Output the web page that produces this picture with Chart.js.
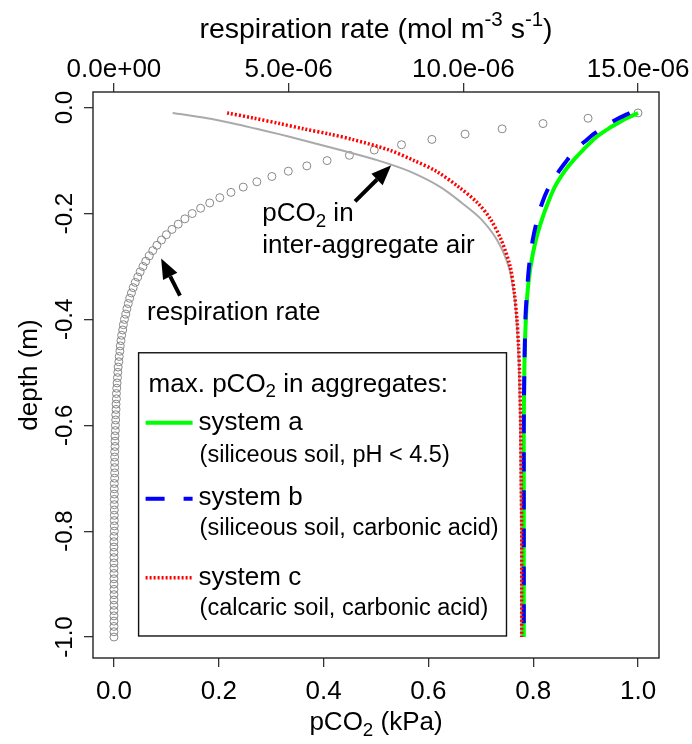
==
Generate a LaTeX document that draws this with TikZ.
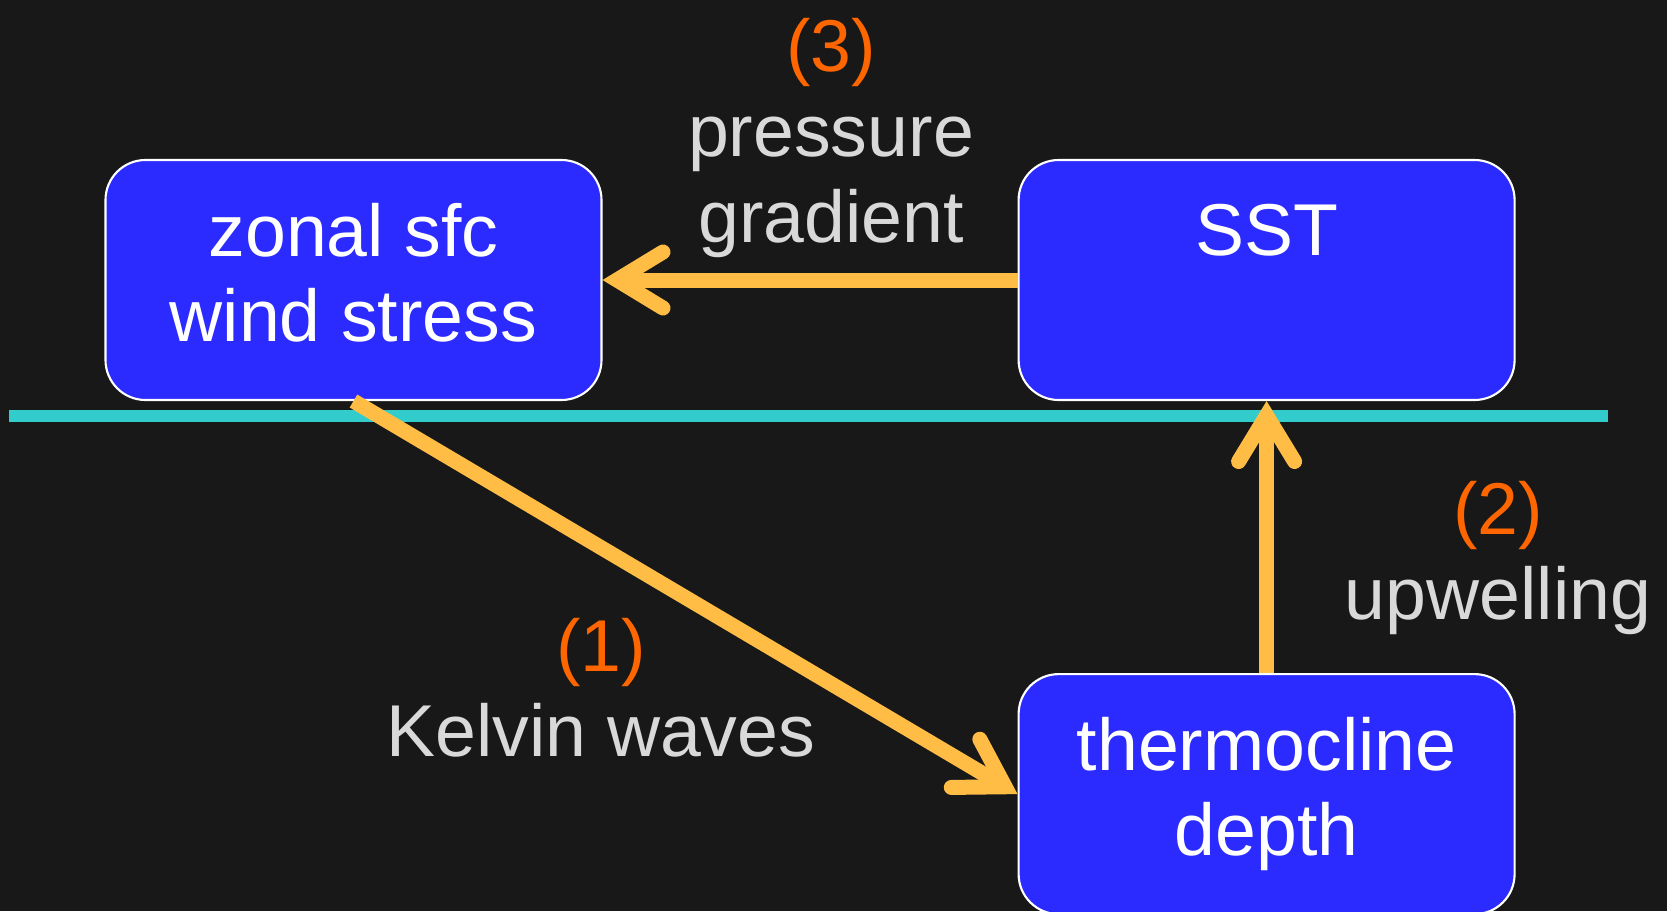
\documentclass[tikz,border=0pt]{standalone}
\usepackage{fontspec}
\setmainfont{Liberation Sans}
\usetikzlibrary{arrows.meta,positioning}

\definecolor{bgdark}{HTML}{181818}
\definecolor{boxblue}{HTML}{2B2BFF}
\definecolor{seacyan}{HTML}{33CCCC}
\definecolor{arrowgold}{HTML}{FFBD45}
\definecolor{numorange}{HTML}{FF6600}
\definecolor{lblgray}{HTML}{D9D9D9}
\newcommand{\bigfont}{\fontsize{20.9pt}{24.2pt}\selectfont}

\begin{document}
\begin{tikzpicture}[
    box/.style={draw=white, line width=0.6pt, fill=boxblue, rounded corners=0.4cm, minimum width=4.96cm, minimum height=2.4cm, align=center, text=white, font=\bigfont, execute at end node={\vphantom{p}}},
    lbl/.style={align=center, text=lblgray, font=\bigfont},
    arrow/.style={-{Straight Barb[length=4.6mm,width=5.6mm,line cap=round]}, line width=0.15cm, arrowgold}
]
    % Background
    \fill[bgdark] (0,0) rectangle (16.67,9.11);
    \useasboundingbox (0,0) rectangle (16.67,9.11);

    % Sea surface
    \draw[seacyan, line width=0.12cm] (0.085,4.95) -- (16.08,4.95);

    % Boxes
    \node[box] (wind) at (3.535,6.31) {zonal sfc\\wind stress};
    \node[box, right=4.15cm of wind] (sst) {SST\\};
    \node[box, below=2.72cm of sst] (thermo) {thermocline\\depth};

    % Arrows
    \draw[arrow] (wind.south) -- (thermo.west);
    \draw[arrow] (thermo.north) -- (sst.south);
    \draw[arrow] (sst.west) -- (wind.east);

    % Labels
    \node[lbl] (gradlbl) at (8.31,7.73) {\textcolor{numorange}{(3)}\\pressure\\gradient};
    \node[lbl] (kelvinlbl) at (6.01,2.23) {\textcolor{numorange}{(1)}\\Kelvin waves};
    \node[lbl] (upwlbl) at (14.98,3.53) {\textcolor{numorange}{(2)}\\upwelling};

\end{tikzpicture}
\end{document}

▶ _EXERCISE DIRECTIONS_: Without the pictures, give again exactly the lines above starting at the line containing "Generate a LaTeX" and ending at the line containing "(0.085,4.95) -- (16.08,4.95);".

▶ _EXERCISE RESPONSE_:
Generate a LaTeX document that draws this with TikZ.
\documentclass[tikz,border=0pt]{standalone}
\usepackage{fontspec}
\setmainfont{Liberation Sans}
\usetikzlibrary{arrows.meta,positioning}

\definecolor{bgdark}{HTML}{181818}
\definecolor{boxblue}{HTML}{2B2BFF}
\definecolor{seacyan}{HTML}{33CCCC}
\definecolor{arrowgold}{HTML}{FFBD45}
\definecolor{numorange}{HTML}{FF6600}
\definecolor{lblgray}{HTML}{D9D9D9}
\newcommand{\bigfont}{\fontsize{20.9pt}{24.2pt}\selectfont}

\begin{document}
\begin{tikzpicture}[
    box/.style={draw=white, line width=0.6pt, fill=boxblue, rounded corners=0.4cm, minimum width=4.96cm, minimum height=2.4cm, align=center, text=white, font=\bigfont, execute at end node={\vphantom{p}}},
    lbl/.style={align=center, text=lblgray, font=\bigfont},
    arrow/.style={-{Straight Barb[length=4.6mm,width=5.6mm,line cap=round]}, line width=0.15cm, arrowgold}
]
    % Background
    \fill[bgdark] (0,0) rectangle (16.67,9.11);
    \useasboundingbox (0,0) rectangle (16.67,9.11);

    % Sea surface
    \draw[seacyan, line width=0.12cm] (0.085,4.95) -- (16.08,4.95);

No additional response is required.